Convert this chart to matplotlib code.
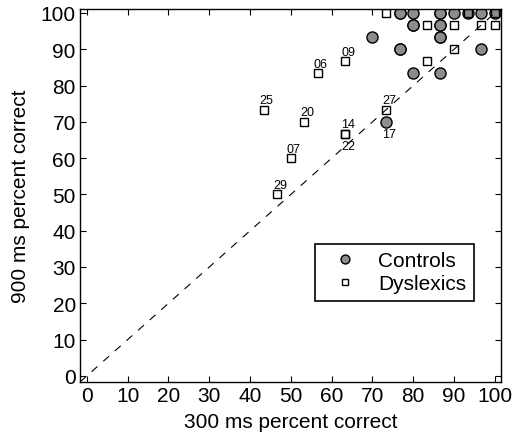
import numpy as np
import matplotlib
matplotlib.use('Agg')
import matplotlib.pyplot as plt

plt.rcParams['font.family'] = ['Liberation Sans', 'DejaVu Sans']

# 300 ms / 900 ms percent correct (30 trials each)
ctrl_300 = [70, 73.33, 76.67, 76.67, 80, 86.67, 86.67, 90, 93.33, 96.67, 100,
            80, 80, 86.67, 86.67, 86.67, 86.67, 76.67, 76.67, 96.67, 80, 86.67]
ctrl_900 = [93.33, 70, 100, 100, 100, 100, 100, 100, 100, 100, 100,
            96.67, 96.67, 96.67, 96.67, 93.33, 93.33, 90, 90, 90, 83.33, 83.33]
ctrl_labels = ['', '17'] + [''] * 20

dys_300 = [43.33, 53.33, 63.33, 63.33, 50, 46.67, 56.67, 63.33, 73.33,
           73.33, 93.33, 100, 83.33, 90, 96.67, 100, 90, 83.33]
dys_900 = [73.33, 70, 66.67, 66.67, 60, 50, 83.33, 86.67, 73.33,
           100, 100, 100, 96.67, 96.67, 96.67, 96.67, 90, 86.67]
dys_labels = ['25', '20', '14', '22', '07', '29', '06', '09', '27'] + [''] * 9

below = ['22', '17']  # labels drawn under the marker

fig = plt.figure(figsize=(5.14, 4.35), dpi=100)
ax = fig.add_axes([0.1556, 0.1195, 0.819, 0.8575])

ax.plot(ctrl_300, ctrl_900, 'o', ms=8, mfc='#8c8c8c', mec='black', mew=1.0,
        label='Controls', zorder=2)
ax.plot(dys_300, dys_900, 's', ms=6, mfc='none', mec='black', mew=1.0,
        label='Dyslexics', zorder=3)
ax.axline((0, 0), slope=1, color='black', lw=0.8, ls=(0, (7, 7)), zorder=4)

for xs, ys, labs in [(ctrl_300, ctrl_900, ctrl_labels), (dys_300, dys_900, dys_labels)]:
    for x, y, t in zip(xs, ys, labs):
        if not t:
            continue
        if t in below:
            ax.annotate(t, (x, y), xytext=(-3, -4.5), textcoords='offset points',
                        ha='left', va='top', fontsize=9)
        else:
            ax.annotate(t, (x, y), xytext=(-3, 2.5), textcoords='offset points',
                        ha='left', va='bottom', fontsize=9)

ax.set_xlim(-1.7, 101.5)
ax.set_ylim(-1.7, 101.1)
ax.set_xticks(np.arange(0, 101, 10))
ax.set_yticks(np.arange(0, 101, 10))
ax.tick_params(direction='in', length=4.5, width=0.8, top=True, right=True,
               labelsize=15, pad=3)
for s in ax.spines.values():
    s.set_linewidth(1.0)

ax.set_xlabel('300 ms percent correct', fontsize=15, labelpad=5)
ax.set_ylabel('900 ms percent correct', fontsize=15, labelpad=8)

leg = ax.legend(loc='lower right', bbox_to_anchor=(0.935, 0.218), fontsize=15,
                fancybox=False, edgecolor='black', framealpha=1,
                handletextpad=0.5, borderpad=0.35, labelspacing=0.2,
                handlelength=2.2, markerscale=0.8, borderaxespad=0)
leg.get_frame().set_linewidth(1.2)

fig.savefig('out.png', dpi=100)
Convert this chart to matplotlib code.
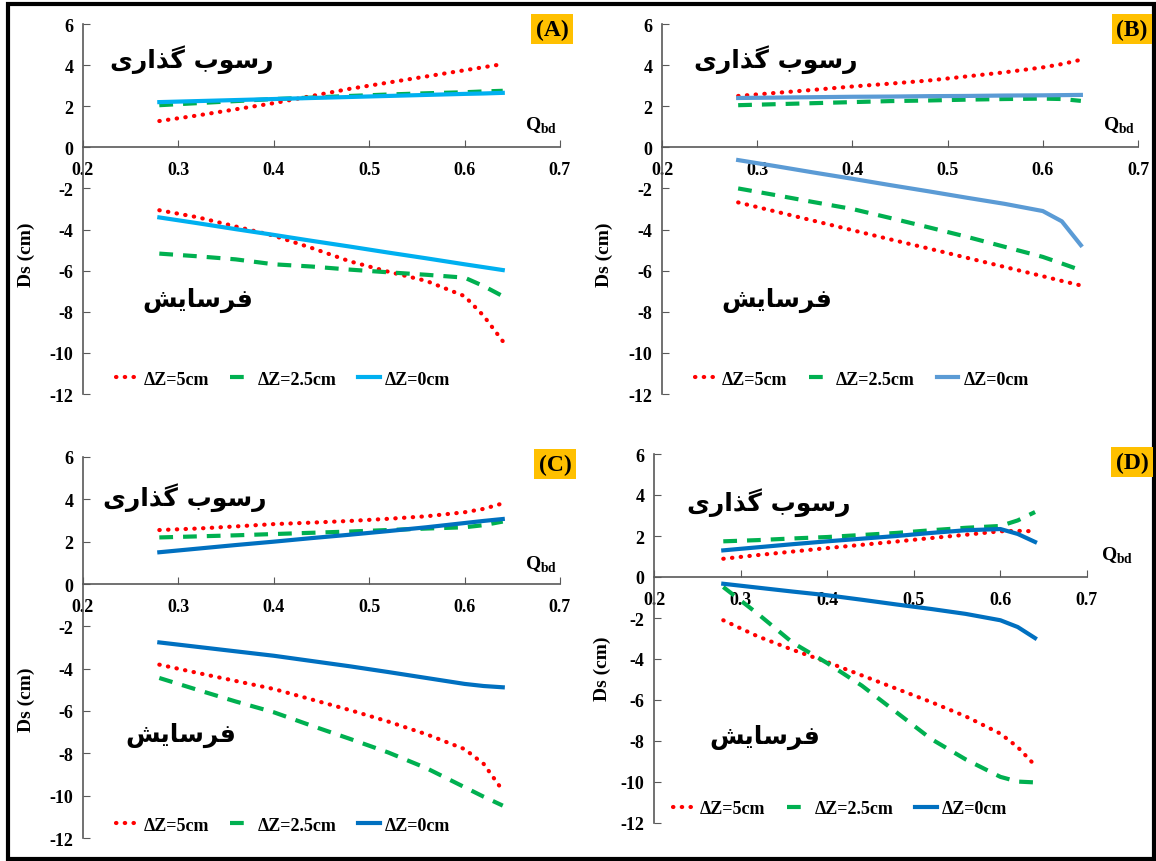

### Exercise details:
Which lines hold the word "matplotlib"? Copy each of them from the records.

### The completed task:
Convert this chart to matplotlib code.
import matplotlib
matplotlib.use('Agg')
import matplotlib.pyplot as plt
Convert this chart to matplotlib code.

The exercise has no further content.